Graphical Inference for Infovis

The following article summarizes the work of [Wickham et al., 2010] on graphical inference.

Introduction

Information visualization provides tools to show new relations in data. While this technique can be very effictive, it is threatened by apophenia, the human ability to detect patterns in noise. Statistics instead provides methods that can examine if an assumption can be deduced from given sample data, and is therefore used to expose invalid hypotheses. Graphical inference tries to find a balance between these two methods: information visualisation to improve identification of new hypotheses, and statistics to reveal faulty conclusions.

The authors present two experimental protocols, Rorschach and Line-Up, which show how both techniques can be combined.

Motivation

Statistical methods generally try to show that a hypothesis is true or not. More specifically statistic investigate whether a difference exists (testing) or how big the difference is (estimating). For graphical inference you want to know whether a difference is actually here, so graphical inference works as testing procedure. In statistics this is called a null hypothesis H0 (the situation) and the alternative hypothesis (the assumption). The result of a statistical test can take two fault conditions:

• false positive: H0 is rejected, although a H1 is not true (also called type I error)
• false negative: H0 is not rejected, although a H1 is true (also called type II error)

The testing process in statistics can be compared with the criminal justice system, where an accused is judged guilty or innocent. During the trial the defense tries to show that the null hypothesis is true, the prosecution advocates the alternative hypothesis.

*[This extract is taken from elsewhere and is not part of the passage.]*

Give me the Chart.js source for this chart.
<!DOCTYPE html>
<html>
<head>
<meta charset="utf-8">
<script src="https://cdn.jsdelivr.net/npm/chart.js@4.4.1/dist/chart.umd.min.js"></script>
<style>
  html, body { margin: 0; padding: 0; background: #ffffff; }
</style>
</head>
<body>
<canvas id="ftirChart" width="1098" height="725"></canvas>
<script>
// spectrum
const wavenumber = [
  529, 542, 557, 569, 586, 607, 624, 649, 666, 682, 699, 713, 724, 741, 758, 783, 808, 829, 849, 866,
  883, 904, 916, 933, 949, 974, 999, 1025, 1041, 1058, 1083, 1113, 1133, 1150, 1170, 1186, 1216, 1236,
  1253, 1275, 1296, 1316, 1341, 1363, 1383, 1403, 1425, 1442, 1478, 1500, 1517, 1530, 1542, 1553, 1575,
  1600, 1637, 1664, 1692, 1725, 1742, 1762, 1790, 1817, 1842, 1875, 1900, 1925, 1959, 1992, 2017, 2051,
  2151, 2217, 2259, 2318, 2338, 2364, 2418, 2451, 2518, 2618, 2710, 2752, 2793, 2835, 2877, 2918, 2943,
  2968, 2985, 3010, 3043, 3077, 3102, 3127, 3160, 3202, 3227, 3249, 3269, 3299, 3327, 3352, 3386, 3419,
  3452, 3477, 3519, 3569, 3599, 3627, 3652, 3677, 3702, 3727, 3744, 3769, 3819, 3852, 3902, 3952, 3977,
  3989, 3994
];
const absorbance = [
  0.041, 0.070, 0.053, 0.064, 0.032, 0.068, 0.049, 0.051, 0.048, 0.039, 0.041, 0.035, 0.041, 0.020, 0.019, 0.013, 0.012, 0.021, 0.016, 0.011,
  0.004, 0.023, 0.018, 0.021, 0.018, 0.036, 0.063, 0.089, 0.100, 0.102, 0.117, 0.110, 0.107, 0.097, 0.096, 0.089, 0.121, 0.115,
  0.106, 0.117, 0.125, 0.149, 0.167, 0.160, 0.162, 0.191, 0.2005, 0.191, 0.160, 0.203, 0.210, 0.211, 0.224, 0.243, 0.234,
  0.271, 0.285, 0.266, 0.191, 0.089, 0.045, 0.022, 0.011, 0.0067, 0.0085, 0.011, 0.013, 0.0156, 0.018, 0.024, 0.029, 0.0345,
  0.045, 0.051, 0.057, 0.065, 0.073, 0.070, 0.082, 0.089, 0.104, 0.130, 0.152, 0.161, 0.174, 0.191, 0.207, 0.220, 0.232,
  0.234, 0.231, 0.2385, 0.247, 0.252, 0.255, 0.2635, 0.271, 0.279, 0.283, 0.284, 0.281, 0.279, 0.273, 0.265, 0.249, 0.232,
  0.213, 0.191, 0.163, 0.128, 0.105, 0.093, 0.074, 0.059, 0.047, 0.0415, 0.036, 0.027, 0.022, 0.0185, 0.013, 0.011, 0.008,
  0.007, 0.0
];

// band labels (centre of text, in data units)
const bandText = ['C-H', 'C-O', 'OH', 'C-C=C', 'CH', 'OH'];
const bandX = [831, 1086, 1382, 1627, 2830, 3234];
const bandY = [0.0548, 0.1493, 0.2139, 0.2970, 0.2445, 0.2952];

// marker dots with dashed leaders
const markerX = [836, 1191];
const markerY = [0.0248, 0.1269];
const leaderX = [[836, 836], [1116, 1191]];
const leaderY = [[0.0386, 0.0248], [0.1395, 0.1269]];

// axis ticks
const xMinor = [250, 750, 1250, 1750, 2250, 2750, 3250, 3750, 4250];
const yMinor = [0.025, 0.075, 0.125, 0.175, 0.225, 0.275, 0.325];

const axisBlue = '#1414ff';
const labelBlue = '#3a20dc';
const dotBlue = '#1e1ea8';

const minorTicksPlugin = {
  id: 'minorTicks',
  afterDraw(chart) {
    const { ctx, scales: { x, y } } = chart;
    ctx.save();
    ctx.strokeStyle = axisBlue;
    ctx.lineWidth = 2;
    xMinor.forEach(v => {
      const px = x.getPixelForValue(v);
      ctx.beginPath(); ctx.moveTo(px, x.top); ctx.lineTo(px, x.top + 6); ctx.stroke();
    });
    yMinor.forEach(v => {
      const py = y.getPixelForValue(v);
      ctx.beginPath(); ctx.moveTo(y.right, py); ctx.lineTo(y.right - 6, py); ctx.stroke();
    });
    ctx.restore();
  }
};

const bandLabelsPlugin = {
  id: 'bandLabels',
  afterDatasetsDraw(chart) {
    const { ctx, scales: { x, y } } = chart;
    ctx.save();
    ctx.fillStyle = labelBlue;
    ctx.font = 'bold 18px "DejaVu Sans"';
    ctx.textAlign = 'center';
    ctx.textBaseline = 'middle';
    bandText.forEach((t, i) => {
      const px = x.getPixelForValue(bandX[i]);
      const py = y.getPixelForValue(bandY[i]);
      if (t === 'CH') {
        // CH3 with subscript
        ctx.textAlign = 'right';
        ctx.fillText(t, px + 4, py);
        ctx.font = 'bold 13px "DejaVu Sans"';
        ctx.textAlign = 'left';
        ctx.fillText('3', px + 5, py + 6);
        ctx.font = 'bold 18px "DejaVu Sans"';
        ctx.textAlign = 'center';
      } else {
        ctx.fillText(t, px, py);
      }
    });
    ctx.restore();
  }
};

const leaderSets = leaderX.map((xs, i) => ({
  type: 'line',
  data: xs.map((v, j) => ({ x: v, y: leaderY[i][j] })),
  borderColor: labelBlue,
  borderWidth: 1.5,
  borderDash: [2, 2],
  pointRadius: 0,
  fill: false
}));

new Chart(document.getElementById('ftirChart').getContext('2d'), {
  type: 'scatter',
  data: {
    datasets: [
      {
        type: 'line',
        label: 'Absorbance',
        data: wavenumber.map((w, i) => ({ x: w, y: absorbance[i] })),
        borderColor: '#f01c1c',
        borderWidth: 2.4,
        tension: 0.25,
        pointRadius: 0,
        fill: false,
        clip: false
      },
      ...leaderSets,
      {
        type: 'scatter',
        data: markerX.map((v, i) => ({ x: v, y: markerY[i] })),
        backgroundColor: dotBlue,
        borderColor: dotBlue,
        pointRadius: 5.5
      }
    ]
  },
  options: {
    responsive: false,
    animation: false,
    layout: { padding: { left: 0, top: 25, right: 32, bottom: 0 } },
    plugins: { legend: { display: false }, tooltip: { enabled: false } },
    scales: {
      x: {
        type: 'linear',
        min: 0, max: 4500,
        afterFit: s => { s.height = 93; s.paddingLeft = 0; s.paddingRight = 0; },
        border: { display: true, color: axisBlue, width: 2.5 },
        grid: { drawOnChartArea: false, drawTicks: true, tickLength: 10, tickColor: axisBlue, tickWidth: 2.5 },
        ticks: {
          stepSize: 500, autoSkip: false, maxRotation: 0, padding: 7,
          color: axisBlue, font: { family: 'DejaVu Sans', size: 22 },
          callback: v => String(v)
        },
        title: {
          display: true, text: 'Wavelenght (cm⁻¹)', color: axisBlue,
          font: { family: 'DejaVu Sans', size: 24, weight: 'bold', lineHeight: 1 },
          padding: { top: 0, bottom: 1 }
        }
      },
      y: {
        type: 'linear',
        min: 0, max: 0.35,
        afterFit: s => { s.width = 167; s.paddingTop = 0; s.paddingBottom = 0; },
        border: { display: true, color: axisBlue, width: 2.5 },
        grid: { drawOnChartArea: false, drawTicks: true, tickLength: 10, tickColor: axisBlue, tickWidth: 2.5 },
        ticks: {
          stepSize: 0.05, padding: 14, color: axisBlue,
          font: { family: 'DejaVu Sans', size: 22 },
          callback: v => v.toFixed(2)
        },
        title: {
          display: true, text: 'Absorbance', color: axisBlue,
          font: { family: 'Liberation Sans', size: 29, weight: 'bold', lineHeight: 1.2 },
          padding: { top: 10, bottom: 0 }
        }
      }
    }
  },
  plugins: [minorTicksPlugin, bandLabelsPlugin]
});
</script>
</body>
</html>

The static test compares the accused and known innocents, using a specific metric. To assess the guilt of the accused, the ration fo the innocent that look more guilty than the accused is computed. A type I error would be a convicted innocent and a type II error would be an acquitted guilty.

In statistics we use test statistcs (like the t-statistic)to calculate the propapility (the p-value) that the decision for the alternate hypothesis is wrong. When we use visual testing instead, the data is ploted and the visual difference is measured by a human judge or jury.

Protocols

Two different protocols are presented: Rorschach and Line-Up

Rorschach

The Rorschach protocol was named after the Rorschach test, in which a subject has to interpret abstract ink blots. Similar to that, for the Rorschach protocol a series of null plots is generated and presented to a subject, who is then asked to find patterns in the visualisations.

The goal of this operation is to train the senses to random deviations, and therefore reduce the effect of apophenia for the given type of visualisation.

Line-Up

The idea behind line-up is to show the real data plot together with decoys. When the observer is able to identificate the real data, we can assume that the real data differs. The line-up consists of the following steps:

• generate n - 1 decoys
• make a plot of the decoys together with a plot of the real data (positioning the real data plot ranomly)
• let an observer assess, which data shows the deviation.

References

• [Wickham et al., 2010] Hadley Wickham, Dianne Cook, Heike Hofmann, and Adreas Buja. Graphical Inference for Infovis. IEEE Transaction on Visualization and Computer Graphics, 16(6):973-979, November/December 2010

• [Wickham, 2010] Hadley Wickham, Created at: Oktober 12, 2010. Retrieved at: November 16, 2010. http://vimeo.com/15791526]